Yoga Wrist Support
Poses such as Downward-Facing Dog, Plank and Crow require you to bear much of your weight on your wrists. But when your wrists are sore, whether from overuse, an injury or arthritis, you may feel defeated and discouraged when it's time to hit your yoga mat.
Stoic suffering isn't the yogic way to overcome wrist pain. Building wrist flexibility and strength goes a long way in helping you address the problem of weak wrists. Seek out specific props that change the angle of your wrists to offer additional support, too.
Why Your Wrists Are a Pain
Your wrists are small joints, mostly designed to control small movements in your hands. The connective tissue there, including tendons and ligaments, easily gets irritated when used repetitively — such as happens with constant time at a keyboard — so you enter class with tired and achy wrists.

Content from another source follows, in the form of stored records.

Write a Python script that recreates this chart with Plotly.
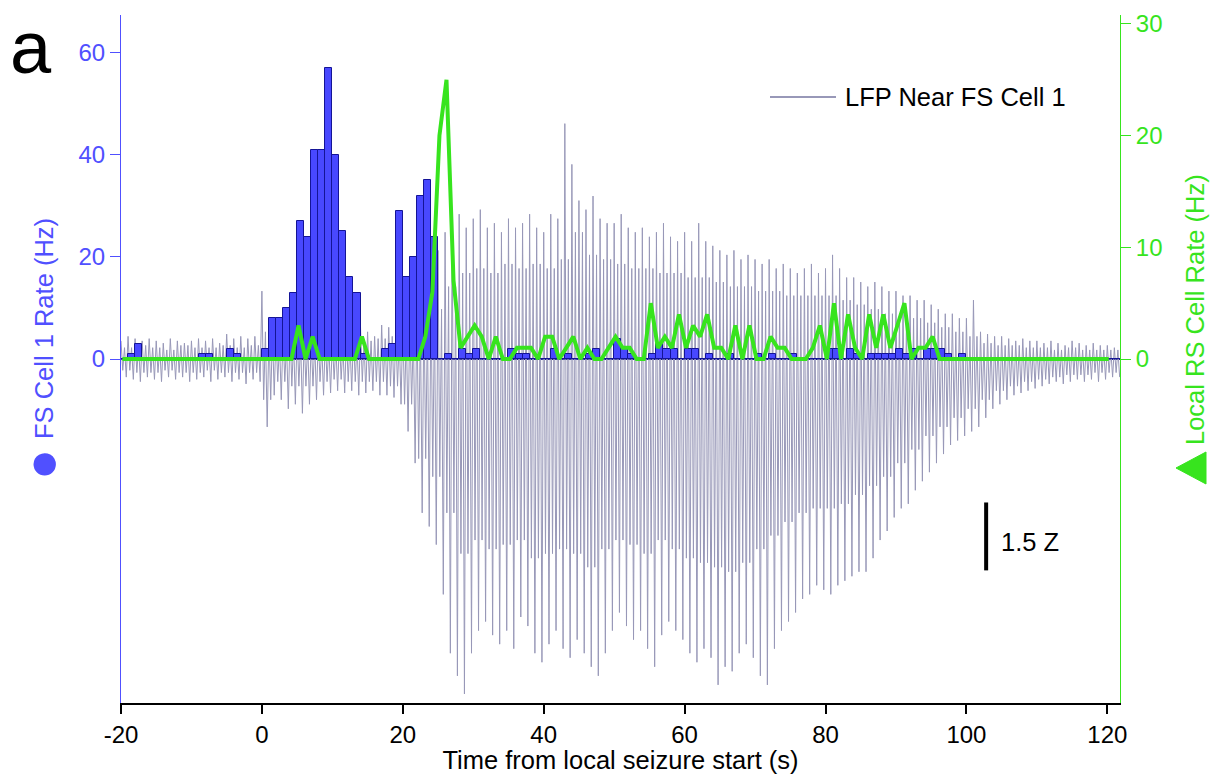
import plotly.graph_objects as go

# ---------------- data ----------------
# 1-s bins, left edge of each bin (s)
time_s = list(range(-20, 122))

# FS Cell 1 firing rate per 1-s bin (Hz)
fs_rate = [0, 1, 3, 0, 0, 0, 0, 0, 0, 0, 0, 1, 1, 0, 0, 2, 1, 0, 0, 0,
           2, 8, 8, 10, 13, 27, 24, 41, 41, 57, 40, 25, 16, 13, 1, 0, 0, 2, 3, 29,
           16, 20, 32, 35, 24, 0, 1, 0, 2, 1, 2, 0, 0, 0, 0, 2, 1, 1, 0, 0,
           0, 2, 0, 1, 0, 0, 1, 2, 0, 0, 4, 2, 1, 0, 0, 1, 3, 2, 2, 0,
           2, 2, 0, 1, 0, 0, 1, 0, 0, 0, 1, 0, 1, 0, 0, 1, 0, 0, 0, 0,
           2, 2, 0, 2, 1, 0, 1, 1, 1, 1, 2, 1, 2, 0, 2, 2, 2, 1, 0, 1,
           0, 0, 0, 0, 0, 0, 0, 0, 0, 0, 0, 0, 0, 0, 0, 0, 0, 0, 0, 0, 0, 0]

# Local RS cell rate, one sample per second (Hz), seconds -20..120
rs_time = list(range(-20, 121))
rs_rate = [0] * 25 + [
    3, 0, 2, 0, 0, 0, 0, 0, 0, 2, 0, 0, 0, 0, 0, 0, 0, 0, 2, 6,
    20, 25, 7, 1, 2, 3, 2, 0, 2, 0, 0, 1, 1, 1, 0, 2, 2, 0, 1, 2,
    0, 1, 0, 0, 1, 2, 1, 1, 0, 0, 5, 1, 2, 1, 4, 1, 3, 2, 4, 1,
    1, 0, 3, 0, 3, 0, 0, 2, 1, 1, 0, 0, 0, 1, 3, 0, 5, 0, 4, 1,
    0, 4, 1, 4, 1, 3, 5, 0, 1, 1, 2] + [0] * 25

# LFP near FS Cell 1 (Z): largest upper / lower excursion in each second
lfp_upper = [0.4, 0.5, 0.45, 0.4, 0.45, 0.4, 0.35, 0.45, 0.4, 0.35,
             0.4, 0.45, 0.4, 0.45, 0.35, 0.55, 0.45, 0.5, 0.45, 0.5,
             1.5, 0.6, 0.55, 0.6, 0.65, 0.6, 0.5, 0.45, 0.5, 0.45,
             0.4, 0.45, 0.5, 0.55, 0.7, 0.6, 0.5, 0.75, 0.7, 0.65,
             0.8, 0.9, 1.2, 1.3, 1.6, 2.4, 2.8, 3.0, 3.2, 2.9,
             3.1, 3.3, 2.9, 3.0, 2.8, 3.1, 2.9, 3.0, 3.2, 2.9,
             2.8, 3.2, 3.1, 5.2, 4.3, 3.5, 3.3, 3.6, 3.1, 3.0,
             3.0, 3.2, 2.9, 2.8, 2.9, 2.7, 2.8, 3.0, 2.7, 2.6,
             2.8, 2.6, 3.0, 2.6, 2.5, 2.4, 2.3, 2.4, 2.2, 2.3,
             2.2, 2.1, 2.2, 2.0, 2.1, 2.0, 1.9, 2.0, 2.1, 1.9,
             2.0, 2.3, 2.0, 1.8, 1.8, 1.7, 1.6, 1.7, 1.6, 1.5,
             1.5, 1.4, 1.4, 1.3, 1.3, 1.2, 1.1, 1.0, 1.0, 0.9,
             0.9, 1.3, 0.6, 0.55, 0.5, 0.5, 0.45, 0.4, 0.45, 0.4,
             0.4, 0.35, 0.4, 0.35, 0.3, 0.4, 0.35, 0.3, 0.35, 0.3,
             0.3, 0.25]
lfp_lower = [-0.4, -0.45, -0.5, -0.4, -0.45, -0.5, -0.4, -0.45, -0.4, -0.5,
             -0.45, -0.4, -0.5, -0.45, -0.4, -0.5, -0.45, -0.55, -0.45, -0.5,
             -1.5, -0.8, -0.9, -1.1, -1.0, -1.2, -1.0, -0.9, -0.8, -0.75,
             -0.7, -0.75, -0.7, -0.8, -0.75, -0.7, -0.8, -0.8, -0.85, -1.0,
             -1.6, -2.3, -3.4, -3.7, -4.1, -5.2, -6.5, -7.0, -7.4, -6.5,
             -6.0, -5.8, -6.1, -6.3, -6.0, -6.4, -5.7, -5.9, -6.5, -6.7,
             -6.3, -6.0, -6.4, -6.6, -6.2, -6.5, -6.8, -7.0, -6.5, -6.0,
             -5.6, -5.9, -6.2, -6.0, -6.4, -6.8, -6.1, -5.8, -6.0, -6.2,
             -6.5, -6.7, -6.4, -6.6, -7.2, -6.8, -6.9, -6.5, -6.3, -6.6,
             -7.0, -7.2, -6.4, -6.0, -5.8, -5.6, -5.3, -5.2, -5.0, -5.1,
             -5.2, -5.0, -4.9, -4.8, -4.7, -4.7, -4.4, -4.0, -3.8, -3.5,
             -3.3, -3.2, -2.9, -2.7, -2.5, -2.3, -2.1, -1.9, -1.8, -1.7,
             -1.6, -1.5, -1.3, -1.1, -1.0, -0.9, -0.8, -0.75, -0.7, -0.65,
             -0.6, -0.55, -0.5, -0.55, -0.5, -0.45, -0.5, -0.45, -0.5, -0.45,
             -0.4, -0.4]

# LFP dense-core extent (Z), one value per 2 s starting at -20 s
core_upper = [0.25, 0.3, 0.25, 0.2, 0.3, 0.25, 0.25, 0.3, 0.25, 0.3,
              0.6, 0.35, 0.4, 0.35, 0.3, 0.3, 0.35, 0.4, 0.45, 0.5,
              0.6, 0.8, 1.1, 1.6, 1.9, 2.0, 1.9, 2.1, 2.0, 2.1,
              2.0, 2.2, 2.8, 2.3, 2.2, 2.1, 2.0, 2.0, 1.9, 1.9,
              1.8, 1.8, 1.7, 1.6, 1.6, 1.5, 1.5, 1.4, 1.4, 1.4,
              1.4, 1.3, 1.2, 1.1, 1.0, 1.0, 0.9, 0.8, 0.7, 0.6,
              0.5, 0.35, 0.3, 0.3, 0.25, 0.25, 0.2, 0.25, 0.2, 0.2, 0.2]
core_lower = [-0.25, -0.3, -0.3, -0.25, -0.3, -0.3, -0.25, -0.3, -0.3, -0.3,
              -0.9, -0.5, -0.6, -0.6, -0.5, -0.45, -0.5, -0.5, -0.5, -0.6,
              -1.0, -2.2, -2.6, -3.4, -4.3, -4.0, -4.2, -4.1, -4.0, -4.4,
              -4.3, -4.2, -4.3, -4.6, -4.2, -4.0, -4.1, -4.3, -4.0, -4.2,
              -4.4, -4.5, -4.6, -4.7, -4.5, -4.2, -3.9, -3.6, -3.4, -3.3,
              -3.3, -3.2, -3.0, -2.8, -2.6, -2.3, -2.0, -1.7, -1.5, -1.3,
              -1.1, -0.9, -0.7, -0.6, -0.5, -0.45, -0.4, -0.35, -0.35, -0.3, -0.3]

x_ticks = [-20, 0, 20, 40, 60, 80, 100, 120]
x_ticktext = ["-20", "0", "20", "40", "60", "80", "100", "120"]
fs_ticks = [0, 20, 40, 60]
rs_ticks = [0, 10, 20, 30]

# ---------------- styling ----------------
BLUE = "rgb(80,80,255)"
BAR_FILL = "rgb(72,72,255)"
BAR_EDGE = "rgb(20,20,150)"
GREEN = "rgb(55,228,30)"
LFP_COL = "rgb(152,152,184)"
FONT = "Liberation Sans, Arial, sans-serif"

# LFP polyline: per second, outer peak -> core trough -> core peak -> outer trough
lfp_t, lfp_z = [], []
for i, t in enumerate(time_s):
    j = i // 2
    lfp_t += [t + 0.0, t + 0.25, t + 0.5, t + 0.75]
    lfp_z += [lfp_upper[i], core_lower[j], core_upper[j], lfp_lower[i]]

fig = go.Figure()
fig.add_trace(go.Scatter(x=lfp_t, y=lfp_z, mode="lines", yaxis="y",
                         line=dict(color=LFP_COL, width=1), hoverinfo="skip",
                         name="LFP Near FS Cell 1"))
fig.add_trace(go.Bar(x=[t + 0.5 for t in time_s], y=fs_rate, width=1, yaxis="y2",
                     marker=dict(color=BAR_FILL, line=dict(color=BAR_EDGE, width=1)),
                     name="FS Cell 1"))
fig.add_trace(go.Scatter(x=[t + 0.2 for t in rs_time], y=rs_rate, mode="lines", yaxis="y3",
                         line=dict(color=GREEN, width=4), name="Local RS"))

# plot-area geometry in page pixels
L, R, T, B = 121, 1120, 15, 703
W, H = 1210, 774
def px(xp):
    return (xp - L) / (R - L)
def py(yp):
    return (B - yp) / (B - T)

fig.update_layout(
    width=W, height=H,
    margin=dict(l=L, r=W - R, t=T, b=H - B, autoexpand=False),
    paper_bgcolor="white", plot_bgcolor="white",
    showlegend=False, bargap=0,
    font=dict(family=FONT, color="black"),
    xaxis=dict(range=[-20, 121.8], tickvals=x_ticks, ticktext=x_ticktext,
               showline=True, linecolor="black", automargin=False,
               linewidth=2, ticks="outside", ticklen=9, tickwidth=1.5, tickcolor="black",
               tickfont=dict(size=24, color="black"), showgrid=False, zeroline=False,
               title=dict(text="Time from local seizure start (s)",
                          font=dict(size=25.5, color="black"), standoff=0)),
    yaxis=dict(range=[-7.6, 7.6], visible=False, fixedrange=True, automargin=False),
    yaxis2=dict(overlaying="y", side="left", anchor="x", range=[-67.4, 67.4],
                tickvals=fs_ticks, showline=True, linecolor=BLUE, linewidth=1,
                ticks="outside", ticklen=10, tickcolor=BLUE, automargin=False,
                tickfont=dict(size=24, color=BLUE), showgrid=False,
                zeroline=True, zerolinecolor=BAR_EDGE, zerolinewidth=1.5),
    yaxis3=dict(overlaying="y", side="right", anchor="x", range=[-30.8, 30.8],
                tickvals=rs_ticks, showline=True, linecolor=GREEN, linewidth=1,
                ticks="outside", ticklen=10, tickcolor=GREEN, automargin=False,
                tickfont=dict(size=24, color=GREEN), showgrid=False, zeroline=False),
)

# scale bar (in LFP units)
fig.add_shape(type="line", xref="x", yref="y", x0=102.8, x1=102.8, y0=-3.17, y1=-4.67,
              line=dict(color="black", width=4))
fig.add_annotation(x=104.6, y=-4.05, xref="x", yref="y", text="1.5 Z", showarrow=False,
                   xanchor="left", yanchor="middle", font=dict(size=25.5, color="black"))

# legend (manual)
fig.add_shape(type="line", xref="paper", yref="paper", x0=px(770), x1=px(836),
              y0=py(97), y1=py(97), line=dict(color=LFP_COL, width=2))
fig.add_annotation(x=px(843), y=py(97), xref="paper", yref="paper",
                   text="LFP Near FS Cell 1", showarrow=False, xanchor="left",
                   yanchor="middle", font=dict(size=25.5, color="black"))

# axis titles with markers
fig.add_annotation(x=px(44), y=py(329), xref="paper", yref="paper",
                   text="FS Cell 1 Rate (Hz)", textangle=-90, showarrow=False,
                   xanchor="center", yanchor="middle",
                   font=dict(size=25.5, color=BLUE))
fig.add_annotation(x=px(44), y=py(461), xref="paper", yref="paper",
                   text="●", showarrow=False, xanchor="center", yanchor="middle",
                   font=dict(size=52, color=BLUE))
fig.add_annotation(x=px(1195), y=py(310), xref="paper", yref="paper",
                   text="Local RS Cell Rate (Hz)", textangle=-90, showarrow=False,
                   xanchor="center", yanchor="middle",
                   font=dict(size=25.5, color=GREEN))
# left-pointing triangle marker of the RS axis title
tri = "M {:.5f} {:.5f} L {:.5f} {:.5f} L {:.5f} {:.5f} Z".format(
    px(1176), py(468), px(1206), py(452), px(1206), py(484))
fig.add_shape(type="path", xref="paper", yref="paper", path=tri,
              fillcolor=GREEN, line=dict(color=GREEN, width=1))

# panel label
fig.add_annotation(x=px(31), y=py(48), xref="paper", yref="paper", text="a",
                   showarrow=False, xanchor="center", yanchor="middle",
                   font=dict(size=74, color="black"))

fig.write_html("out.html",
               config={"displayModeBar": False},
               post_script="document.body.style.margin='0px';"
                           "document.body.style.overflow='hidden';")
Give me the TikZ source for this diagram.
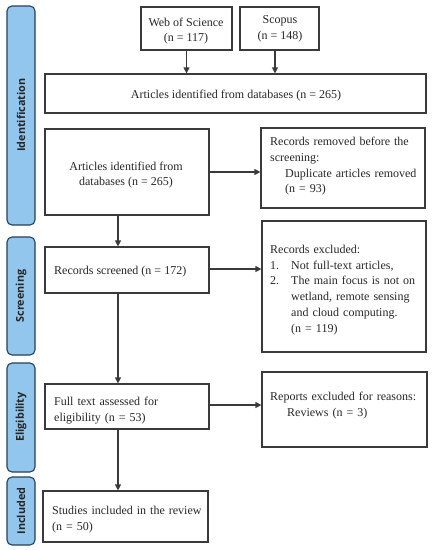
\documentclass[tikz,border=0pt]{standalone}
\usepackage{fontspec}
\setmainfont{Liberation Serif}
\newfontfamily\sidefont{Open Sans}
\usetikzlibrary{arrows.meta,calc}
\definecolor{sidefill}{HTML}{92C6EC}
\definecolor{sidedraw}{HTML}{24405C}
\definecolor{boxdraw}{HTML}{3A3A3A}
\definecolor{txt}{HTML}{262626}
\tikzset{
  sidebar/.style={draw=sidedraw, fill=sidefill, line width=1.1pt, rounded corners=5pt},
  sidelabel/.style={rotate=90, font=\sidefont\bfseries\fontsize{10.8}{12}\selectfont, text=txt},
  box/.style={draw=boxdraw, line width=1.2pt, inner sep=0pt, rectangle},
  txtnode/.style={inner sep=0pt, text=txt, font=\rmfamily\fontsize{12}{15.7}\selectfont},
  arr/.style={draw=boxdraw, line width=1.2pt, -{Triangle[length=6pt,width=6pt]}}
}
\begin{document}
\begin{tikzpicture}[x=1pt,y=-1pt]
\useasboundingbox (0,0) rectangle (432,550);
% sidebars
\draw[sidebar] (7,6) rectangle (35,225);
\draw[sidebar] (7,237) rectangle (35,355);
\draw[sidebar] (7,363) rectangle (35,472);
\draw[sidebar] (7,477) rectangle (35,545);
\node[sidelabel] (lid) at (21,115) {Identification};
\node[sidelabel] (lsc) at (21,296) {Screening};
\node[sidelabel] (lel) at (21,417) {Eligibility};
\node[sidelabel] (lin) at (21,511) {Included};
% boxes
\node[box, minimum width=91pt, minimum height=43pt] (wos) at (186.5,28.5) {};
\node[box, minimum width=79pt, minimum height=43pt] (scopus) at (279.5,28.5) {};
\node[box, minimum width=381pt, minimum height=39pt] (art1) at (235.5,93.5) {};
\node[box, minimum width=164pt, minimum height=86pt] (art2) at (127,172) {};
\node[box, minimum width=164pt, minimum height=80pt] (rem) at (343,168) {};
\node[box, minimum width=164pt, minimum height=46pt] (scr) at (127,270) {};
\node[box, minimum width=164pt, minimum height=131pt] (exc) at (344,286.5) {};
\node[box, minimum width=164pt, minimum height=45pt] (full) at (127,406.5) {};
\node[box, minimum width=165pt, minimum height=75pt] (rep) at (344.5,409.5) {};
\node[box, minimum width=165pt, minimum height=51pt] (stu) at (125.5,516.5) {};
% texts
\node[txtnode, align=center] (twos) at (186,31) {Web of Science\\(n = 117)};
\node[txtnode, align=center] (tsco) at (280,29) {Scopus\\(n = 148)};
\node[txtnode] (tart1) at (236,96) {Articles identified from databases (n = 265)};
\node[txtnode, align=center] (tart2) at (126,175) {Articles identified from\\databases (n = 265)};
\node[txtnode, anchor=north west, text width=147pt, align=left] (trem) at (270,137)
  {\makebox[\linewidth][s]{Records removed before the}\\
   screening:\\
   \hspace*{15pt}Duplicate articles removed\\
   \hspace*{15pt}(n = 93)};
\node[txtnode, anchor=west] (tscr) at (54,272) {Records screened (n = 172)};
\node[txtnode, anchor=north west, text width=148pt, align=left] (texc) at (270,245)
  {Records excluded:\\
   \makebox[21pt][l]{1.}Not full-text articles,\\
   \makebox[21pt][l]{2.}\makebox[126pt][s]{The main focus is not on}\\
   \hspace*{21pt}\makebox[126pt][s]{wetland, remote sensing}\\
   \hspace*{21pt}and cloud computing.\\
   \hspace*{21pt}(n = 119)};
\node[txtnode, anchor=north west, text width=148pt, align=left] (tfull) at (54,397)
  {\makebox[\linewidth][s]{Full text assessed for}\\
   eligibility (n = 53)};
\node[txtnode, anchor=north west, text width=150pt, align=left] (trep) at (270,392)
  {Reports excluded for reasons:\\
   \hspace*{17pt}Reviews (n = 3)};
\node[txtnode, anchor=north west, text width=152pt, align=left] (tstu) at (52,506)
  {Studies included in the review\\
   (n = 50)};
% connectors
\draw[arr] (wos.south) -- (wos.south |- art1.north);
\draw[arr] ([xshift=-4.5pt]scopus.south) -- ([xshift=-4.5pt]scopus.south |- art1.north);
\draw[arr] (art2.east) -- (art2.east -| rem.west);
\draw[arr] ([xshift=-9pt]art2.south) -- ([xshift=-9pt]art2.south |- scr.north);
\draw[arr] ([yshift=1pt]scr.east) -- ([yshift=1pt]scr.east -| exc.west);
\draw[arr] ([xshift=-9pt]scr.south) -- ([xshift=-9pt]scr.south |- full.north);
\draw[arr] ([yshift=1.5pt]full.east) -- ([yshift=1.5pt]full.east -| rep.west);
\draw[arr] ([xshift=-9pt]full.south) -- ([xshift=-9pt]full.south |- stu.north);
\end{tikzpicture}
\end{document}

Then, when you hit up a vinyasa class which puts large demands on the joint in an extreme range of motion, it adds to the irritation. Bending your wrist backward repeatedly in flows of Chaturanga to Upward-Facing Dog, as well as in arm balances, puts the joint in an extreme range of motion to which it's just not accustomed.
Build Wrist Flexibility and Strength
Not everyone has naturally flexible wrists. Check how your wrists feel when you bend them backwards by holding a Plank pose for 30 to 60 seconds, for example. If they start to ache, build flexibility in them by regularly holding Anjali Mudra — hands pressed together (palms touching completely all the way to the bottom of your hand) at your chest. Wrist circles and simply bending them forward and backward often during the day also helps loosen up the joint.
Performing Downward-Facing Dog against a wall or a chair gets your wrists accustomed to bending farther backward, without having to bear all of your body weight. This begins to build up their strength so you can eventually move these poses to the floor.
Adjust Your Practice
If you're new to yoga or your wrists are tender, give wrist-heavy poses a break for a while. In the meantime, build up core strength, so you don't depend so much on your wrists in arm balances and Chaturanga. Do poses such as Boat, Plank — but on your forearms — and Dolphin.
As you do ease back into poses that use your wrists, examine your hand position. Note if you evenly distribute weight across all of your hand, including the knuckles, or concentrate it in the heels, which only aggravates the pressure on the wrists. Focus on pushing the mat away in Downward-Facing Dog and lifting up through your core in arm balances and Chaturanga, too.
If you have strength in your knuckles, use "fists for wrists." This simple technique reduces the angle to which your wrists bend and makes your forearms bear more weight. But, it can be intense on your fingers; it takes time to build up to make tolerable.
Prop Your Wrists Up
One of the reasons your wrists are sore has to do with the extreme angle at which they bend, so use a prop to help neutralize this angle. Place your hands on a set of dumbbells with squared-off heads or let the heels of your hands lean onto a rolled up mat; these strategies put your wrists at a less intense angle. Some manufactures make wooden, cork or foam wedges for just this purpose if you find the makeshift props unwieldy.
Another prop often used by weightlifters at the gym can help your wrists in your yoga practice. Wrist supports made of neoprene wrap around your wrist and brace the joint. They don't interfere with your hands' range of movement, however. Gymnasts, bench pressers and MMA fighters often use them to get over a sprain or to relieve wrist joint irritation.